The story is initially told by Auggie himself, an endearing and likeable boy with a sense of humour and obsessed with Star Wars; I warmed to him quickly. As the book progresses the story is told by several of the other characters including Auggie's elder sister, Via and his friend Jack. This works very well as the story continues to move forward and each of these characters is altered in some way by their relationship with Auggie. I particularly liked the section by Via as it conveyed extremely well the complexity of her feelings and the inevitable problems encountered by siblings of children who require so much of their parents' attention. The chapter "written" by her felt very real to me. Despite the difficulties she faces coping with typical teenage traumas, to a certain extent on her own, her love for her younger brother is obvious. Although there are no sections written by Auggie's parents the author manages to make them come to life through others' descriptions of them. The telling of the story in different voices also adds an extra dimension to some of the incidents that occur explaining why a character may have acted in a particular manner. However there are still some characters who come out of this story badly, in particular a mother at Auggie's school.
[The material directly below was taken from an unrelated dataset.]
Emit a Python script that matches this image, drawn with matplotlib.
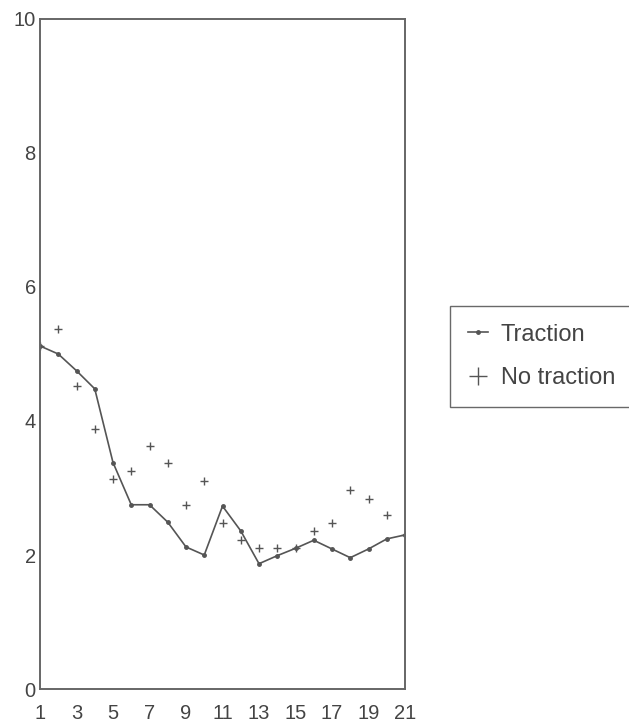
import matplotlib
matplotlib.use('Agg')
import matplotlib.pyplot as plt

plt.rcParams['font.family'] = ['Liberation Sans', 'DejaVu Sans']

#values, x = 1..21
x = list(range(1, 22))
traction = [5.12, 5.0, 4.75, 4.48, 3.38, 2.75, 2.75, 2.49, 2.12, 2.0, 2.73,
            2.36, 1.87, 1.99, 2.1, 2.22, 2.09, 1.96, 2.09, 2.24, 2.3]
no_traction = [5.12, 5.37, 4.52, 3.88, 3.13, 3.25, 3.62, 3.37, 2.75, 3.11, 2.48,
               2.22, 2.11, 2.1, 2.1, 2.36, 2.48, 2.97, 2.84, 2.6, 2.3]
xticks = list(range(1, 22, 2))
yticks = [0, 2, 4, 6, 8, 10]

grey = '#555555'
fig = plt.figure(figsize=(6.29, 7.22), dpi=100)
ax = fig.add_axes([0.0636, 0.0457, 0.5803, 0.928])

ax.plot(x, traction, color=grey, lw=1.2, marker='o', ms=2.5, label='Traction')
ax.plot(x, no_traction, color=grey, lw=0, marker='+', ms=6, mew=1.0, label='No traction')

ax.set_xlim(1, 21)
ax.set_ylim(0, 10)
ax.set_xticks(xticks)
ax.set_yticks(yticks)
ax.tick_params(axis='both', length=0, labelsize=14.5, labelcolor='#444444')
ax.tick_params(axis='x', pad=11)
ax.tick_params(axis='y', pad=3)
for s in ax.spines.values():
    s.set_color('#666666')
    s.set_linewidth(1.4)

leg = fig.legend(loc='upper left', bbox_to_anchor=(0.7154, 0.5762), fontsize=17,
                 frameon=True, fancybox=False, handlelength=0.85, handletextpad=0.55,
                 borderpad=0.75, labelspacing=0.9, borderaxespad=0)
leg.get_frame().set_edgecolor('#444444')
leg.get_frame().set_linewidth(1.0)
leg.legend_handles[1].set_markersize(13)
leg.legend_handles[1].set_markeredgewidth(1.0)
for t in leg.get_texts():
    t.set_color('#444444')

fig.savefig('out.png', dpi=100)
This is a relatively easy read with short chapters, some less than a page long, suitable for children of about ten plus. However this is a special book with an important message. Although there are quite a few books about children overcoming adversity this one stands out. It demonstrates the importance of celebrating difference and is full of warmth, sadness, bravery and humour, but more than anything it is about the power of kindness. I think every child should have a teacher like the wonderful and wise Mr. Tushman, the headmaster of Auggie's school. As a school librarian I will be recommending this to pupils, teachers and parents. A must read.